В лагере мусульман разгром военно-религиозных орденов, которых одновременно и страшились и ненавидели, создал предвкушение победы. Теперь эмиры и солдаты спешили скрестить оружие с франками. В июне Саладин собрал все свои войска на полпути между Дамаском и Тибериадой: двенадцать тысяч всадников прошли перед ним, не считая пехотинцев и добровольцев. Сидя на своём боевом коне, султан выкрикнул клич, тотчас же повторённый как эхо тысячами восторженных голосов: «Победа над врагами Аллаха!» Вместе со своим командным составом Саладин хладнокровно проанализировал ситуацию: «Нам открывается случай, который может никогда больше не представиться. По моему мнению, армия мусульман должна сразиться с неверными в тесном бою. Нужно решительно вести джихад, пока наши отряды не рассеялись». Главное, чего хотел избежать султан, это чтобы его вассалы и союзники не разошлись со своими отрядами по домам ввиду осеннего окончания военных действий, до того как он сможет одержать решающую победу. Но франки — очень осторожные воины. Что если они захотят избежать сражения, увидев, что мусульмане вновь объединились?
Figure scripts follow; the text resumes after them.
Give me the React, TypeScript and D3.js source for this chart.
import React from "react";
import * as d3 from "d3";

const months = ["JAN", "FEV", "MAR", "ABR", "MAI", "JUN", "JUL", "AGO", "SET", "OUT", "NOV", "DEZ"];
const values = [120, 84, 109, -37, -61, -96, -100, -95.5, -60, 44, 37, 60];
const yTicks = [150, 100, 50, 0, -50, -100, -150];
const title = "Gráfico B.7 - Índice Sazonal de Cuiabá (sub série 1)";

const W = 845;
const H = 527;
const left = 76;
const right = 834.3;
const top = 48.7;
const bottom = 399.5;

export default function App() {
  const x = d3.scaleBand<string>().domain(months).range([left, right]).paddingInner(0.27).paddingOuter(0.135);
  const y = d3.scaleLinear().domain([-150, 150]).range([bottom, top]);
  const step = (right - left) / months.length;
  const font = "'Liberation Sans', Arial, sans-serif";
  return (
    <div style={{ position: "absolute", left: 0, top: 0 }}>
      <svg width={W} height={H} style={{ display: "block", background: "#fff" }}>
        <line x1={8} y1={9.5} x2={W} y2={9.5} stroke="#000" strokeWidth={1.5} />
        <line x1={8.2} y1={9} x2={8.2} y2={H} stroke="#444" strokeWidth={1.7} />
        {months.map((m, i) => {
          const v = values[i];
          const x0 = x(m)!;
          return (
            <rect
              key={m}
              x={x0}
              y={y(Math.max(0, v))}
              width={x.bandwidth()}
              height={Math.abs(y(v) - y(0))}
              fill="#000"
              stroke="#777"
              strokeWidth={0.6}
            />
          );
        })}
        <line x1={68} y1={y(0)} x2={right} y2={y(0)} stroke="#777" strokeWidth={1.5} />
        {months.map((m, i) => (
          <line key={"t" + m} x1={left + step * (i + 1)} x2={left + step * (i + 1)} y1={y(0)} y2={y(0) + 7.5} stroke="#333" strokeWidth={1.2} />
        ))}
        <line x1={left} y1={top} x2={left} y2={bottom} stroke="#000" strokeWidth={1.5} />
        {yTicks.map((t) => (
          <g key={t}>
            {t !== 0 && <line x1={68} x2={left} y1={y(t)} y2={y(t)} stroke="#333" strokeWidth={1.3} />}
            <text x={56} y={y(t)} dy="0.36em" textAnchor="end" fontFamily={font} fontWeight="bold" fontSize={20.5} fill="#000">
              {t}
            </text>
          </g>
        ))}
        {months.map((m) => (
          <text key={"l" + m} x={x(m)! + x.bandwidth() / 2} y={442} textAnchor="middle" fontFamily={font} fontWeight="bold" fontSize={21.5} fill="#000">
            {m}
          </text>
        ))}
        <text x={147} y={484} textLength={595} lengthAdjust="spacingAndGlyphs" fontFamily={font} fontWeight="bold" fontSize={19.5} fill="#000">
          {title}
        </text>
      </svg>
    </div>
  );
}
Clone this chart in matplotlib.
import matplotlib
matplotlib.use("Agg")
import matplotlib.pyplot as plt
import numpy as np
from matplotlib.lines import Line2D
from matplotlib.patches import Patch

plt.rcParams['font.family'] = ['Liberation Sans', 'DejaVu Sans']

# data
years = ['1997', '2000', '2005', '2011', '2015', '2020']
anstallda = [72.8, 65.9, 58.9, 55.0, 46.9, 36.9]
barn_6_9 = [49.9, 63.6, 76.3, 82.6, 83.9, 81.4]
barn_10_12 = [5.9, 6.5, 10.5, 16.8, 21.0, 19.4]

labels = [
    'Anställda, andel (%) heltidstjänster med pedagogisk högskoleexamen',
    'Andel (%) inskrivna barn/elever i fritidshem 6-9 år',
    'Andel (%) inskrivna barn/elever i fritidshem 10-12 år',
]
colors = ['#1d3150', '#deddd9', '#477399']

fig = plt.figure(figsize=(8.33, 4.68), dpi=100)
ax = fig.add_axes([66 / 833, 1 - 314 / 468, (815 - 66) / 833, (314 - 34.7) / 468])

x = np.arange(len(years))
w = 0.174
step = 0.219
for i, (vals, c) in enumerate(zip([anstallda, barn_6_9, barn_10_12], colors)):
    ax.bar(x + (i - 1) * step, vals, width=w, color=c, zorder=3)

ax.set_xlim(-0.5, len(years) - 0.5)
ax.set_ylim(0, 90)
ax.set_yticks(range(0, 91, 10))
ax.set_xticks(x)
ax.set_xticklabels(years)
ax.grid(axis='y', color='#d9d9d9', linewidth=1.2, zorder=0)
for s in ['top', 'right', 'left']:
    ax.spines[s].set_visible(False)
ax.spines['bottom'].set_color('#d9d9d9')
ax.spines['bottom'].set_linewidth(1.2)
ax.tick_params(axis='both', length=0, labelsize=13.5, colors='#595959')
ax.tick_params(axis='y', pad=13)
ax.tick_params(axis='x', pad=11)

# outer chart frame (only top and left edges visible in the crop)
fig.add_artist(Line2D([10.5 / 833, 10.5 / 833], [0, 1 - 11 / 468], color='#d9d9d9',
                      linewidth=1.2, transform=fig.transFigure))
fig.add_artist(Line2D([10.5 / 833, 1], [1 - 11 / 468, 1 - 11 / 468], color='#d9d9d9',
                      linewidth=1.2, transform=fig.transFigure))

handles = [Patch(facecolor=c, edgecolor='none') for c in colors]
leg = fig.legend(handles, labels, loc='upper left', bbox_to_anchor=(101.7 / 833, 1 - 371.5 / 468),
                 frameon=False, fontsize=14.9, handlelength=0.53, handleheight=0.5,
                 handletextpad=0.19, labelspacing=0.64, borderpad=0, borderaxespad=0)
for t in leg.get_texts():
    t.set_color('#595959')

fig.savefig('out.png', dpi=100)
Саладин решил устроить им ловушку и просил Аллаха, чтобы они в неё попались. Он направился к Тибериаде, взял город за одни день, приказал поджечь много домов и приступил к осаде цитадели, где находилась графиня, супруга Раймона, с горсткой защитников.
Мусульманская армия могла бы легко сломить их сопротивление, но султан сдерживал своих людей. Он велел постепенно усиливать давление, делать вид, что идёт подготовка к последнему штурму и ждать ответных действий.
Когда франки узнали, что Салахеддин захватил и сжёг Тибериаду, — рассказывает Ибн аль-Асир, — они собрались на совет. Некоторые предлагали выступить против мусульман, сразиться с ними и помешать им овладеть цитаделью. Но вмешался Раймон: «Тибериада принадлежит мне, сказал он, и в осаде находится моя собственная жена. Но я готов допустить, что крепость будет взята и что моя жена попадёт в плен, если только наступление Саладина на этом остановится. Ибо, клянусь Богом, я видел прежде немало мусульманских армий, и ни одна из них не была столь многочисленной и столь сильной, как та, коей сегодня располагает Саладин. Так что лучше нам уклониться от схватки с ним. Мы всегда сможем потом снова забрать Тибериаду и заплатить выкуп за освобождение наших близких». Но князь Арнат, сеньор Крака, сказал ему: «Ты хочешь внушить нам страх, говоря о силе мусульман, потому что ты их любишь и предпочитаешь их дружбу, иначе бы ты не произносил таких слов. И если ты говоришь мне, что они многочисленны, я отвечаю тебе: огню всё равно, сколько дерева ему придётся сжечь». Тогда граф сказал: «Я — один из вас, я сделаю, как вы захотите, я буду сражаться на вашей стороне, но вы увидите, что из этого получится».
Так в очередной раз у франков возобладала крайняя тенденция. Теперь больше ничто не могло помешать сражению. Армия Саладина была развёрнута на плодородной равнине, покрытой фруктовыми деревьями. Позади простирались пресные воды озера Тибериада, через которое проходит река Иордан, а ещё дальше к северо-востоку виднеются величественные контуры Голанских высот. Около мусульманского лагеря возвышался храм с двумя вершинами, которые называли «рогами Гиттина» по имени находившейся сбоку деревни.